* _Task details_
Report every line below that holds the word "this".

* _Entries_
+---+

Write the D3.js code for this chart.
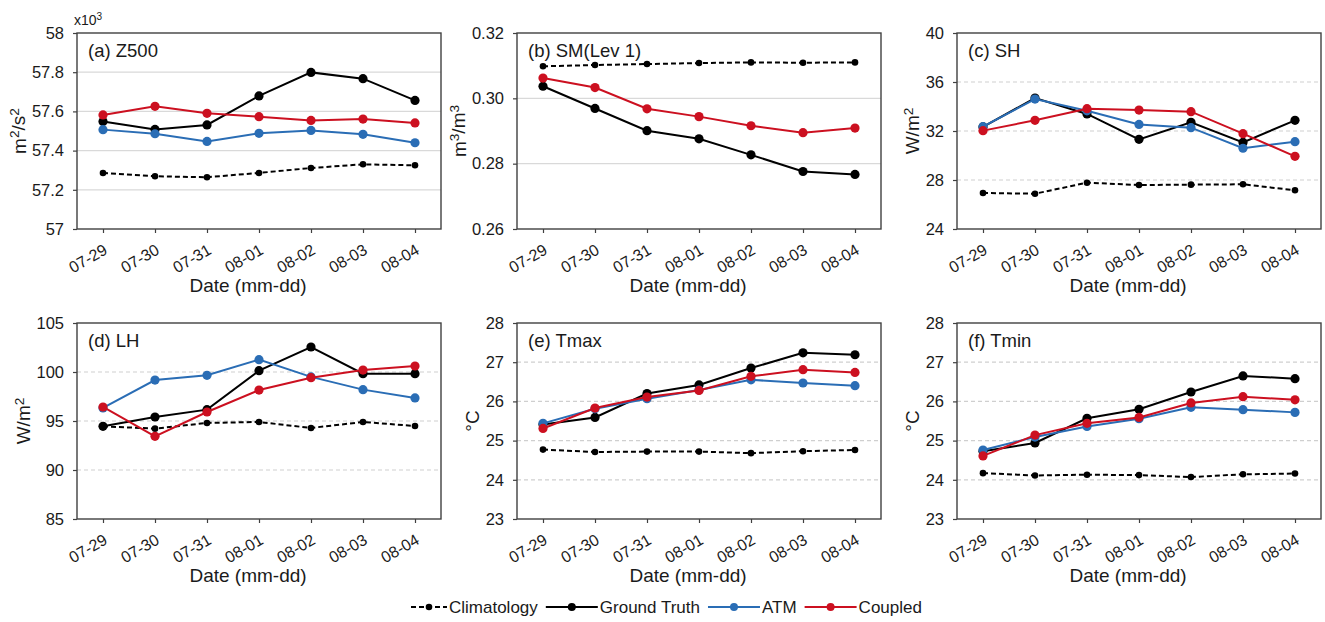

+---+

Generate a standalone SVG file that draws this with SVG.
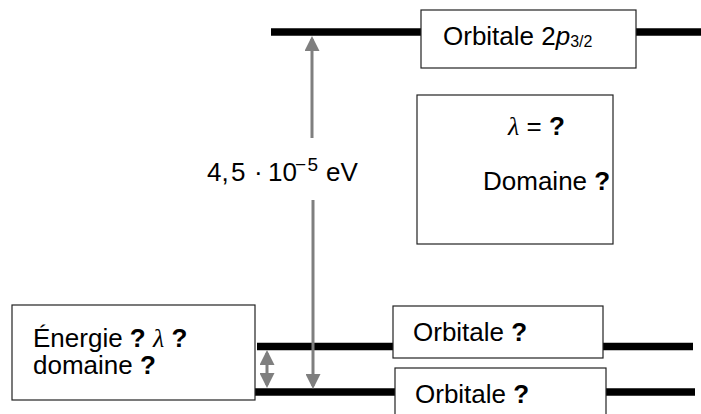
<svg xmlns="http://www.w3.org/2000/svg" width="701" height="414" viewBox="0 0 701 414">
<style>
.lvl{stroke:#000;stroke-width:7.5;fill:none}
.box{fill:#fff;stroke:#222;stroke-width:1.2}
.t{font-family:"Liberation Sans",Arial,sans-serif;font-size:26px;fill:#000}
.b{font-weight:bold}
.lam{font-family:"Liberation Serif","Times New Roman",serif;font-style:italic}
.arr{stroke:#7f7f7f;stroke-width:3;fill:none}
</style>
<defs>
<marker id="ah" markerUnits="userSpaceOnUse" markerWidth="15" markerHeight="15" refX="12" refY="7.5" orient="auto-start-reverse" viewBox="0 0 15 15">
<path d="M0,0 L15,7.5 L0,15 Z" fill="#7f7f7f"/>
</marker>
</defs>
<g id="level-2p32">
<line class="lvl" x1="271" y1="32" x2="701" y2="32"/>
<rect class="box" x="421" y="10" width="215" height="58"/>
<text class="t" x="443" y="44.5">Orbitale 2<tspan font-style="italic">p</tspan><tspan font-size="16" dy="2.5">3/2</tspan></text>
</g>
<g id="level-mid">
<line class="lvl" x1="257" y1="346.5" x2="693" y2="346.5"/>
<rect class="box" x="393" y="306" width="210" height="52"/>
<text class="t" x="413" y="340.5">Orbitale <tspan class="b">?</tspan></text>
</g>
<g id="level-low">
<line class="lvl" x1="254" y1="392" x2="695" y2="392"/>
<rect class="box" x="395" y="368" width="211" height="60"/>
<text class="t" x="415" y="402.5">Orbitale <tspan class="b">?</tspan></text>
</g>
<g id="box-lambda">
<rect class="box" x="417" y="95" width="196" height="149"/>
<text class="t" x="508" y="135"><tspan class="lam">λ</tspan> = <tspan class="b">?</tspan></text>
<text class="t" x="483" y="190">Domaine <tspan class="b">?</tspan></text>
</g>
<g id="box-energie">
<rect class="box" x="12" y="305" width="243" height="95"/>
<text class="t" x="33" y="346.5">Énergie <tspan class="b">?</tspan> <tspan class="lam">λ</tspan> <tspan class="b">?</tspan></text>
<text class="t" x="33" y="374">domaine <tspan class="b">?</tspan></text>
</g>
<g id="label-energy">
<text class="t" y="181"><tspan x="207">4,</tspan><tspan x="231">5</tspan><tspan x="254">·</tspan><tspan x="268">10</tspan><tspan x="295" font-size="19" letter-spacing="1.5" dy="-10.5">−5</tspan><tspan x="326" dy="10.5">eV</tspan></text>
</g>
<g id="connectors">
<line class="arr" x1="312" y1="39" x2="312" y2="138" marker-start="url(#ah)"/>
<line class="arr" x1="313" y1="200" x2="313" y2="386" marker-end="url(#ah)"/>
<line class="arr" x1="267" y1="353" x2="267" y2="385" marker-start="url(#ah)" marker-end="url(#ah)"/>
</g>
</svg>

+---+

* _Solution below_
Write the D3.js code for this chart.
Generate a standalone SVG file that draws this with SVG.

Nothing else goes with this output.